Source material
----

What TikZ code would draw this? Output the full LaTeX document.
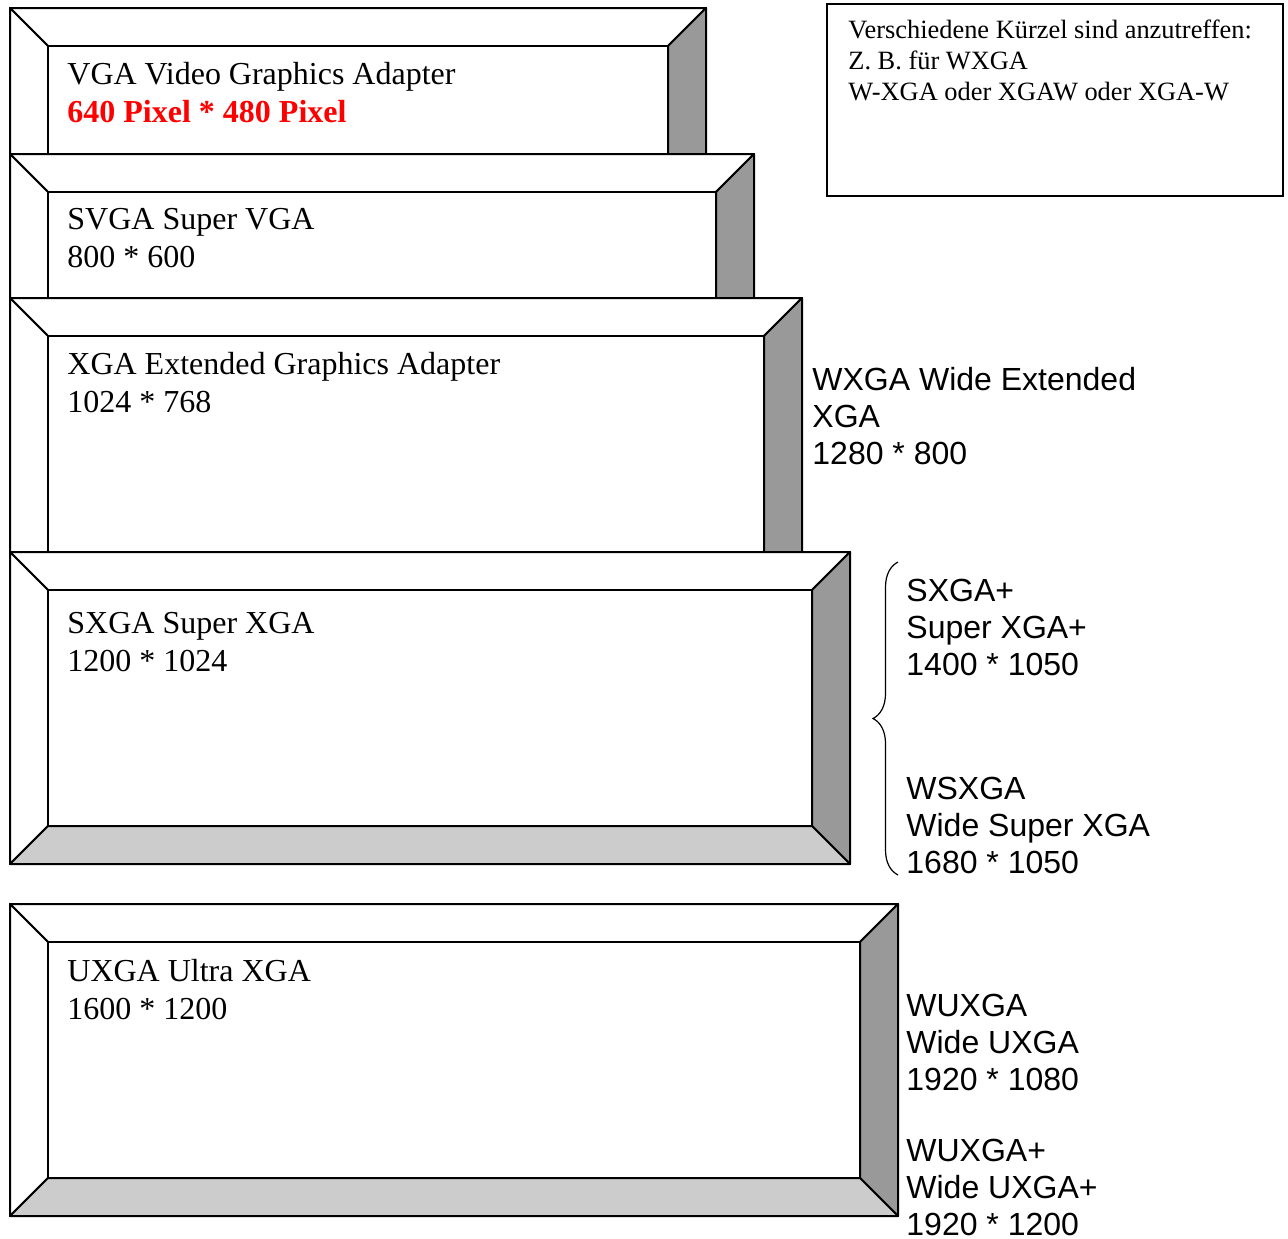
\documentclass[tikz,border=0pt]{standalone}
\usepackage{fontspec}
\setmainfont{Liberation Serif}
\setsansfont{Liberation Sans}
\usetikzlibrary{decorations.pathreplacing}
% bevel frame: left, top, right, bottom (px), bevel 38px
\newcommand{\bevelbox}[4]{%
  \draw[face] (#1,#2) rectangle (#3,#4);
  \draw[face] (#1,#2) -- (#3,#2) -- (#3-38,#2+38) -- (#1+38,#2+38) -- cycle;
  \draw[face] (#1,#2) -- (#1+38,#2+38) -- (#1+38,#4-38) -- (#1,#4) -- cycle;
  \draw[face, fill=black!40] (#3,#2) -- (#3,#4) -- (#3-38,#4-38) -- (#3-38,#2+38) -- cycle;
  \draw[face, fill=black!20] (#1,#4) -- (#3,#4) -- (#3-38,#4-38) -- (#1+38,#4-38) -- cycle;
  \draw[face] (#1+38,#2+38) rectangle (#3-38,#4-38);}

\begin{document}
\begin{tikzpicture}[x=0.5pt, y=-0.5pt,
  face/.style={draw, line width=1pt, line join=round, fill=white},
  boxtext/.style={anchor=north west, inner sep=0pt, align=left,
    font=\fontsize{16}{19}\selectfont},
  sidetext/.style={anchor=north west, inner sep=0pt, align=left,
    font=\sffamily\fontsize{16}{18.5}\selectfont}]
\useasboundingbox (0,0) rectangle (1288,1238);
% stacked frames, each one covers the lower part of the one before
\bevelbox{10}{8}{706}{300}
\bevelbox{10}{154}{754}{400}
\bevelbox{10}{298}{802}{600}
\bevelbox{10}{552}{850}{864}
\bevelbox{10}{904}{898}{1216}
\node[boxtext] (vga) at (67,62) {VGA Video Graphics Adapter\\
  \textcolor{red}{\textbf{640 Pixel * 480 Pixel}}};
\node[boxtext] (svga) at (67,208) {SVGA Super VGA\\800 * 600};
\node[boxtext] (xga) at (67,352) {XGA Extended Graphics Adapter\\1024 * 768};
\node[boxtext] (sxga) at (67,612) {SXGA Super XGA\\1200 * 1024};
\node[boxtext] (uxga) at (67,959) {UXGA Ultra XGA\\1600 * 1200};
% note at top right
\node[draw, line width=1pt, anchor=north west, inner sep=0pt,
  minimum width=228pt, minimum height=96pt] (notebox) at (826,3) {};
\node[anchor=north west, inner sep=0pt, align=left,
  font=\fontsize{13.2}{15.5}\selectfont] (note) at (848,20)
  {Verschiedene Kürzel sind anzutreffen:\\
  Z. B. für WXGA\\
  W-XGA oder XGAW oder XGA-W};
% wide formats
\node[sidetext] (wxga) at (812,367) {WXGA Wide Extended\\XGA\\1280 * 800};
\coordinate (bracetop) at (898,562);
\coordinate (bracebot) at (898,875);
\draw[line width=0.6pt, decorate, decoration={brace, amplitude=12.5pt}]
  (bracebot) -- (bracetop);
\node[sidetext] (sxgap) at (906,579) {SXGA+\\Super XGA+\\1400 * 1050};
\node[sidetext] (wsxga) at (906,777) {WSXGA\\Wide Super XGA\\1680 * 1050};
\node[sidetext] (wuxga) at (906,994) {WUXGA\\Wide UXGA\\1920 * 1080};
\node[sidetext] (wuxgap) at (906,1139) {WUXGA+\\Wide UXGA+\\1920 * 1200};
\end{tikzpicture}
\end{document}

----

Exercise requirements
Reproduce the material in its entirety and word for word, without the pictures.

Written solution
What TikZ code would draw this? Output the full LaTeX document.
\documentclass[tikz,border=0pt]{standalone}
\usepackage{fontspec}
\setmainfont{Liberation Serif}
\setsansfont{Liberation Sans}
\usetikzlibrary{decorations.pathreplacing}
% bevel frame: left, top, right, bottom (px), bevel 38px
\newcommand{\bevelbox}[4]{%
  \draw[face] (#1,#2) rectangle (#3,#4);
  \draw[face] (#1,#2) -- (#3,#2) -- (#3-38,#2+38) -- (#1+38,#2+38) -- cycle;
  \draw[face] (#1,#2) -- (#1+38,#2+38) -- (#1+38,#4-38) -- (#1,#4) -- cycle;
  \draw[face, fill=black!40] (#3,#2) -- (#3,#4) -- (#3-38,#4-38) -- (#3-38,#2+38) -- cycle;
  \draw[face, fill=black!20] (#1,#4) -- (#3,#4) -- (#3-38,#4-38) -- (#1+38,#4-38) -- cycle;
  \draw[face] (#1+38,#2+38) rectangle (#3-38,#4-38);}

\begin{document}
\begin{tikzpicture}[x=0.5pt, y=-0.5pt,
  face/.style={draw, line width=1pt, line join=round, fill=white},
  boxtext/.style={anchor=north west, inner sep=0pt, align=left,
    font=\fontsize{16}{19}\selectfont},
  sidetext/.style={anchor=north west, inner sep=0pt, align=left,
    font=\sffamily\fontsize{16}{18.5}\selectfont}]
\useasboundingbox (0,0) rectangle (1288,1238);
% stacked frames, each one covers the lower part of the one before
\bevelbox{10}{8}{706}{300}
\bevelbox{10}{154}{754}{400}
\bevelbox{10}{298}{802}{600}
\bevelbox{10}{552}{850}{864}
\bevelbox{10}{904}{898}{1216}
\node[boxtext] (vga) at (67,62) {VGA Video Graphics Adapter\\
  \textcolor{red}{\textbf{640 Pixel * 480 Pixel}}};
\node[boxtext] (svga) at (67,208) {SVGA Super VGA\\800 * 600};
\node[boxtext] (xga) at (67,352) {XGA Extended Graphics Adapter\\1024 * 768};
\node[boxtext] (sxga) at (67,612) {SXGA Super XGA\\1200 * 1024};
\node[boxtext] (uxga) at (67,959) {UXGA Ultra XGA\\1600 * 1200};
% note at top right
\node[draw, line width=1pt, anchor=north west, inner sep=0pt,
  minimum width=228pt, minimum height=96pt] (notebox) at (826,3) {};
\node[anchor=north west, inner sep=0pt, align=left,
  font=\fontsize{13.2}{15.5}\selectfont] (note) at (848,20)
  {Verschiedene Kürzel sind anzutreffen:\\
  Z. B. für WXGA\\
  W-XGA oder XGAW oder XGA-W};
% wide formats
\node[sidetext] (wxga) at (812,367) {WXGA Wide Extended\\XGA\\1280 * 800};
\coordinate (bracetop) at (898,562);
\coordinate (bracebot) at (898,875);
\draw[line width=0.6pt, decorate, decoration={brace, amplitude=12.5pt}]
  (bracebot) -- (bracetop);
\node[sidetext] (sxgap) at (906,579) {SXGA+\\Super XGA+\\1400 * 1050};
\node[sidetext] (wsxga) at (906,777) {WSXGA\\Wide Super XGA\\1680 * 1050};
\node[sidetext] (wuxga) at (906,994) {WUXGA\\Wide UXGA\\1920 * 1080};
\node[sidetext] (wuxgap) at (906,1139) {WUXGA+\\Wide UXGA+\\1920 * 1200};
\end{tikzpicture}
\end{document}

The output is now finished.